- Problem
Retype the lines beneath this one, from the first through the line containing "t = list(range(0, 300, 2)) + [299]". Pictures are left out.
.....
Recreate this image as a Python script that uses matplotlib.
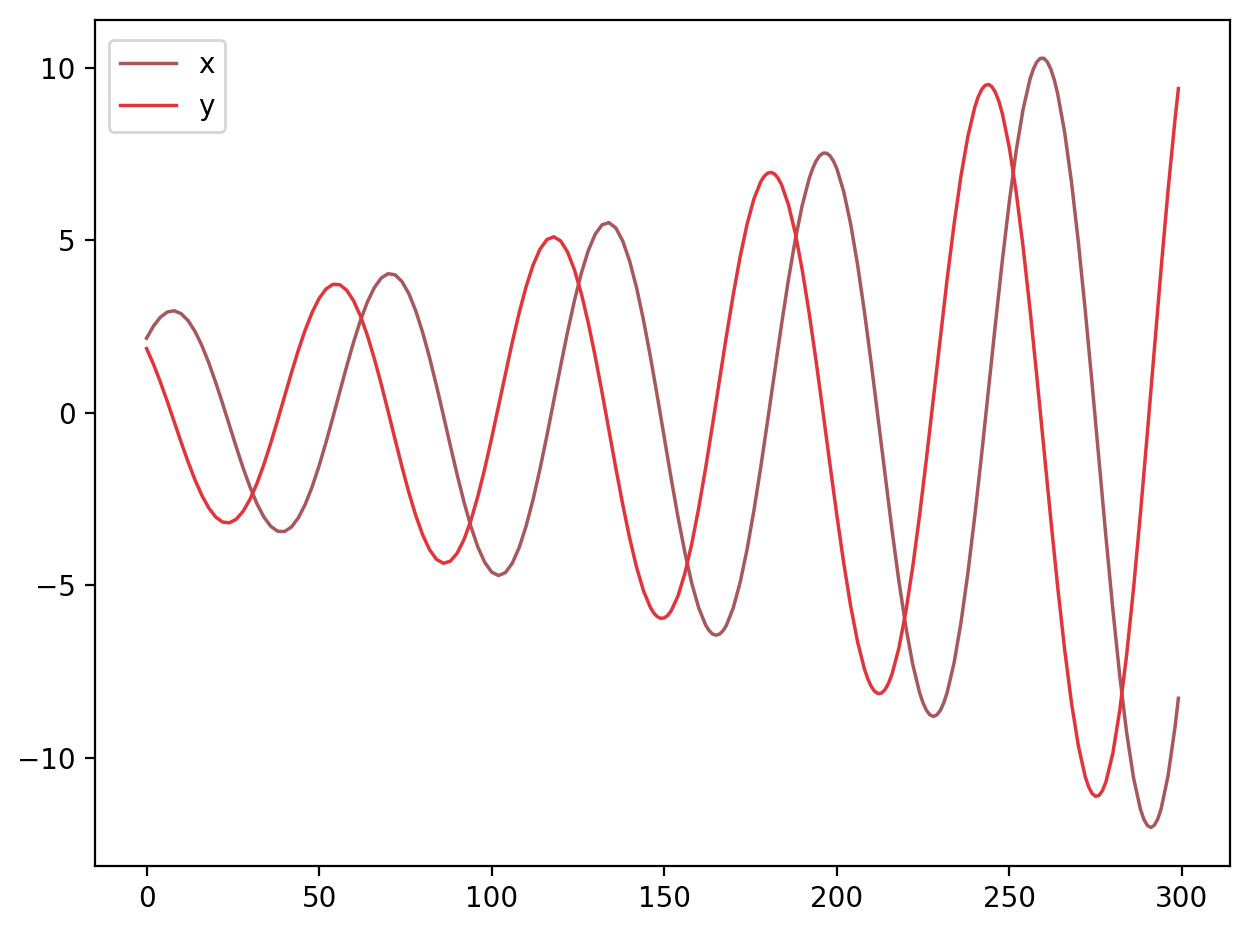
import matplotlib
matplotlib.use("Agg")
import matplotlib.pyplot as plt

# sample positions (every 2nd step + last point)
t = list(range(0, 300, 2)) + [299]

x_vals = [
    2.159, 2.511, 2.768, 2.918, 2.955, 2.873, 2.675, 2.365, 1.954, 1.456,
    0.889, 0.276, -0.361, -0.996, -1.604, -2.158, -2.639, -3.022, -3.292, -3.434,
    -3.441, -3.310, -3.045, -2.651, -2.142, -1.537, -0.859, -0.132, 0.615, 1.351,
    2.048, 2.678, 3.212, 3.626, 3.904, 4.030, 3.998, 3.804, 3.453, 2.956,
    2.331, 1.600, 0.789, -0.069, -0.942, -1.794, -2.592, -3.301, -3.892, -4.337,
    -4.617, -4.719, -4.632, -4.357, -3.901, -3.279, -2.515, -1.633, -0.668, 0.344,
    1.361, 2.345, 3.254, 4.050, 4.699, 5.172, 5.448, 5.510, 5.352, 4.975,
    4.390, 3.618, 2.685, 1.625, 0.479, -0.709, -1.893, -3.025, -4.057, -4.947,
    -5.655, -6.152, -6.411, -6.418, -6.165, -5.659, -4.918, -3.965, -2.832, -1.562,
    -0.205, 1.188, 2.561, 3.858, 5.026, 6.014, 6.783, 7.295, 7.522, 7.451,
    7.079, 6.417, 5.484, 4.310, 2.941, 1.425, -0.178, -1.806, -3.393, -4.876,
    -6.193, -7.287, -8.112, -8.625, -8.802, -8.628, -8.106, -7.247, -6.080, -4.644,
    -2.993, -1.189, 0.698, 2.595, 4.427, 6.115, 7.595, 8.797, 9.670, 10.170,
    10.272, 9.966, 9.252, 8.150, 6.700, 4.951, 2.969, 0.828, -1.390, -3.596,
    -5.700, -7.620, -9.271, -10.583, -11.494, -11.961, -11.959, -11.477, -10.522, -9.125,
    -8.274,
]

y_vals = [
    1.860, 1.410, 0.893, 0.330, -0.258, -0.847, -1.413, -1.935, -2.389, -2.756,
    -3.019, -3.167, -3.191, -3.085, -2.854, -2.504, -2.047, -1.498, -0.878, -0.210,
    0.479, 1.164, 1.815, 2.406, 2.912, 3.311, 3.586, 3.722, 3.711, 3.551,
    3.243, 2.801, 2.237, 1.571, 0.829, 0.039, -0.768, -1.561, -2.307, -2.975,
    -3.536, -3.968, -4.248, -4.363, -4.305, -4.072, -3.673, -3.117, -2.424, -1.620,
    -0.735, 0.196, 1.139, 2.055, 2.906, 3.658, 4.279, 4.739, 5.018, 5.100,
    4.979, 4.657, 4.141, 3.448, 2.602, 1.635, 0.583, -0.514, -1.612, -2.667,
    -3.636, -4.479, -5.159, -5.644, -5.912, -5.947, -5.746, -5.310, -4.650, -3.791,
    -2.762, -1.602, -0.354, 0.933, 2.208, 3.419, 4.519, 5.458, 6.197, 6.700,
    6.944, 6.917, 6.610, 6.031, 5.196, 4.137, 2.891, 1.504, 0.029, -1.477,
    -2.954, -4.342, -5.584, -6.625, -7.421, -7.933, -8.140, -8.022, -7.579, -6.822,
    -5.776, -4.479, -2.975, -1.321, 0.419, 2.177, 3.883, 5.467, 6.864, 8.010,
    8.857, 9.369, 9.513, 9.277, 8.664, 7.688, 6.388, 4.803, 2.993, 1.027,
    -1.020, -3.067, -5.032, -6.833, -8.395, -9.650, -10.546, -11.035, -11.089, -10.698,
    -9.868, -8.629, -7.017, -5.091, -2.920, -0.589, 1.812, 4.188, 6.443, 8.483,
    9.396,
]

# extra readings around the larger peaks / troughs
x_extra_t = [163, 165, 167, 193, 195, 197, 199, 225, 227, 229, 231,
             257, 259, 261, 263, 289, 291, 293]
x_extra_v = [-6.312, -6.447, -6.323, 7.073, 7.445, 7.524, 7.302,
             -8.409, -8.757, -8.759, -8.410, 9.969, 10.272, 10.171, 9.660,
             -11.785, -12.021, -11.779]

y_extra_t = [147, 149, 151, 179, 181, 183, 209, 211, 213, 215,
             241, 243, 245, 247, 273, 275, 277]
y_extra_v = [-5.806, -5.959, -5.876, 6.856, 6.966, 6.798,
             -7.715, -8.076, -8.123, -7.841, 9.158, 9.489, 9.444, 9.018,
             -10.843, -11.118, -10.949]

series_names = ["x", "y"]
series_colors = ["#a6585c", "#e2353b"]

xs = sorted(zip(t + x_extra_t, x_vals + x_extra_v))
ys = sorted(zip(t + y_extra_t, y_vals + y_extra_v))

fig = plt.figure(figsize=(6.28, 4.68), dpi=200)
ax = fig.add_axes([0.0756, 0.0748, 0.9037, 0.904])
ax.plot([p[0] for p in xs], [p[1] for p in xs], color=series_colors[0],
        label=series_names[0], lw=1.25)
ax.plot([p[0] for p in ys], [p[1] for p in ys], color=series_colors[1],
        label=series_names[1], lw=1.25)
ax.set_xticks([0, 50, 100, 150, 200, 250, 300])
ax.set_yticks([-10, -5, 0, 5, 10])
ax.legend(loc="upper left", bbox_to_anchor=(0, 0.993))
fig.savefig("out.png", dpi=200)
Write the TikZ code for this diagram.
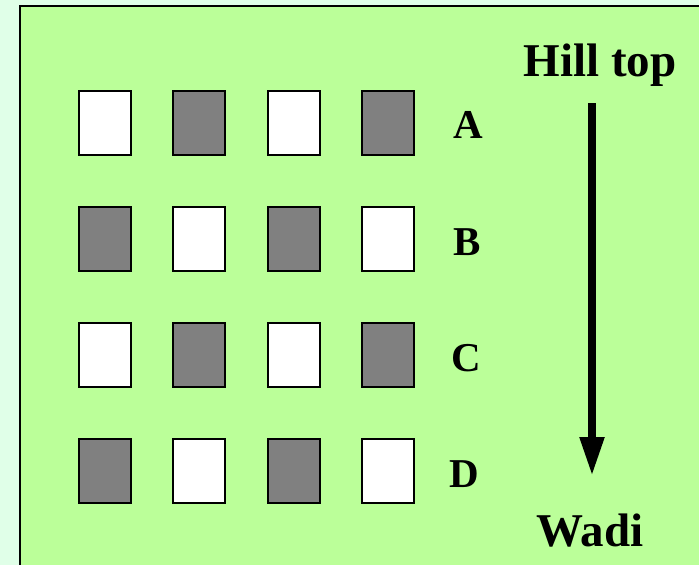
\documentclass[tikz,border=0pt]{standalone}
\usepackage{fontspec}
\setmainfont{Liberation Serif}
\usetikzlibrary{arrows.meta}
\definecolor{mintbg}{RGB}{224,255,232}
\definecolor{fieldgreen}{RGB}{187,255,153}
\definecolor{plotgray}{RGB}{128,128,128}

\begin{document}
\begin{tikzpicture}[
    x=1pt, y=-1pt,
    plot/.style={draw=black, line width=2pt, minimum width=52pt, minimum height=64pt, inner sep=0pt},
    wplot/.style={plot, fill=white},
    gplot/.style={plot, fill=plotgray},
    rowlabel/.style={font=\bfseries\fontsize{41}{41}\selectfont, inner sep=0pt},
    endlabel/.style={font=\bfseries\fontsize{47}{47}\selectfont, inner sep=0pt, anchor=base},
    slope/.style={line width=8pt, -{Triangle[length=39pt,width=23pt]}}
]
\useasboundingbox (0,0) rectangle (699,565);
\clip (0,0) rectangle (699,565);
\fill[mintbg] (0,0) rectangle (699,565);
\draw[fill=fieldgreen, line width=2.5pt] (20,6) rectangle (710,575);

% row A
\node[wplot] (a1) at (105,123) {};
\node[gplot] (a2) at (199,123) {};
\node[wplot] (a3) at (293.5,123) {};
\node[gplot] (a4) at (388,123) {};
% row B
\node[gplot] (b1) at (105,239) {};
\node[wplot] (b2) at (199,239) {};
\node[gplot] (b3) at (293.5,239) {};
\node[wplot] (b4) at (388,239) {};
% row C
\node[wplot] (c1) at (105,355) {};
\node[gplot] (c2) at (199,355) {};
\node[wplot] (c3) at (293.5,355) {};
\node[gplot] (c4) at (388,355) {};
% row D
\node[gplot] (d1) at (105,471) {};
\node[wplot] (d2) at (199,471) {};
\node[gplot] (d3) at (293.5,471) {};
\node[wplot] (d4) at (388,471) {};

\node[rowlabel] (la) at (468,125) {A};
\node[rowlabel] (lb) at (467,242) {B};
\node[rowlabel] (lc) at (466,358) {C};
\node[rowlabel] (ld) at (464,474) {D};

\node[endlabel] (hill) at (600,76) {Hill top};
\node[endlabel] (wadi) at (590,546) {Wadi};

\coordinate (slopetop) at (592,103);
\coordinate (slopeend) at (592,476);
\draw[slope] (slopetop) -- (slopeend);
\end{tikzpicture}
\end{document}
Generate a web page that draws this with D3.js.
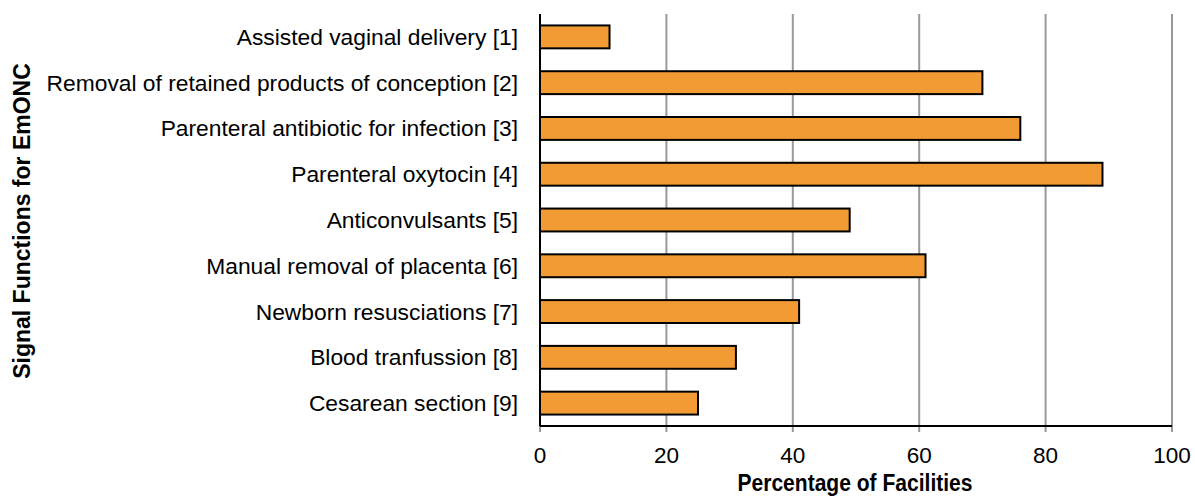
.....
- Response to this task
Recreate this image as a Python script that uses matplotlib.
import matplotlib
matplotlib.use("Agg")
import matplotlib.pyplot as plt

# sample positions (every 2nd step + last point)
t = list(range(0, 300, 2)) + [299]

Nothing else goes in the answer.